The LORD was ready to exterminate these whining people when Moses interceded for them. Because of the fact that God knows the future, I think He was not as desirous to destroy them as much as He was to bring out the heart of intercession in Moses. Moses interceded with God according to the character of God that had been revealed to him. He's saying, "Wait a minute. You told me You were abounding in love and forgiveness. You are just, but then there is that wonderful side of You that is so great in Love. Exercise that love now, and forgive these people."

When we plead with God according to His wonderful attributes, we are standing on a sure footing from which to plead. We can make a case that is legitimate. The people would be punished, but at the same time, God would exercise His great love. God answered Moses prayer because He was pleading according to the attributes of God. That is how we should pray too.

Do you know God is abounding in love? You can count on that. Just as He forgave them all the way from Egypt to the entrance of the Promised Land (a picture of our journey from the world to heaven), so will He forgive you when you look to His wonderful attributes. He forgives us not because of what we do but because of who He is. Yet, there is a warning here. We may not arrive at all He had for us because of our insistence on sin. That sin will affect generations to follow. Learn from these rebels who are so like us, and cast yourself upon the LORD.

Meditation: How can I follow Moses example of intercession?

March 8

Matthew 16:24-26 (NIV) 24Then Jesus said to his disciples, "If anyone would come after me, he must deny himself and take up his cross and follow me. 25For whoever wants to save his life will lose it, but whoever loses his life for me will find it. 26What good will it be for a man if he gains the whole world, yet forfeits his soul? Or what can a man give in exchange for his soul?

After Jesus rebuked Peter for having man's preference over God's, He uttered these challenging words. Peter had a revelation that Jesus was the Messiah, the Son of the Living God. What was he going to do about it? He wanted to cling to Jesus physical presence. No one wants to lose their closest friend. But Jesus tells us that if we want to follow Him, we must deny ourselves. We have to put God's desires above our own. To take up a cross meant that you had received the death sentence. All that was left was a short walk and the painful execution. That doesn't sound like our portrayal of Christianity. But wait, we aren't done with what He required. Then He adds, "Follow me". Deny self, take the death sentence, and follow! Wherever He leads I'll go. I no longer direct my life!

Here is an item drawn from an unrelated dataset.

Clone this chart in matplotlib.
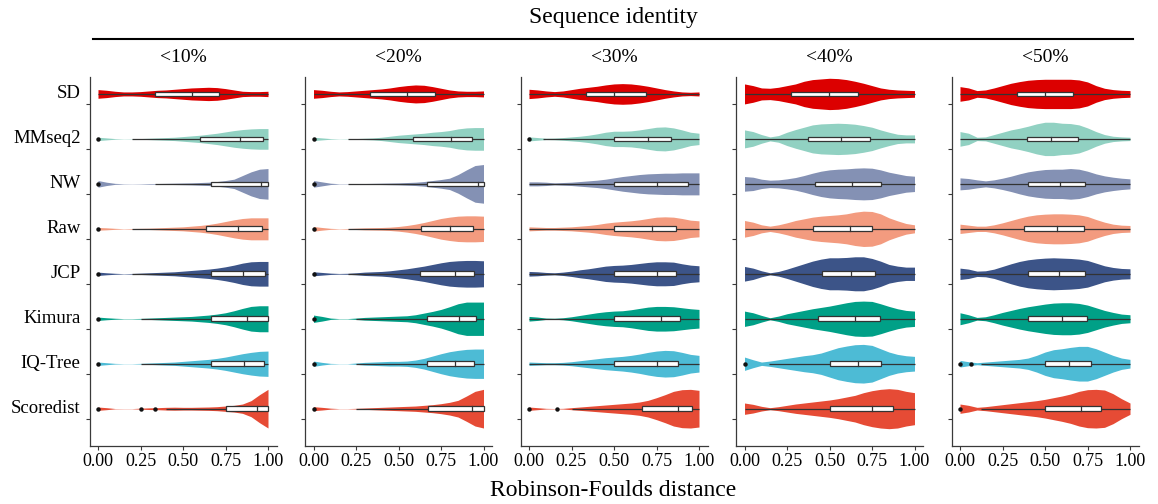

Then Jesus shared a bit of Kingdom reality. If you are planning on saving your life, that is, keeping it for your own use, you will end up losing it. But if you lose your life, if you give it to God for Jesus' sake, you will find the purpose and meaning that God intended when He fashioned you in your mother's womb. That is an all or nothing expression of Kingdom reality. You hear it or you don't.

To emphasize the point, He asked what good it would be if you gained everything? Isn't that what saving your life is about? It is the attempt to gain the pleasures and treasures of this world. The result is a forfeiture of the soul.

Consider: Would you give up your eternal soul for the entire planet and all the world systems have to offer? No? Then deny yourself. Take up your cross. Follow Jesus!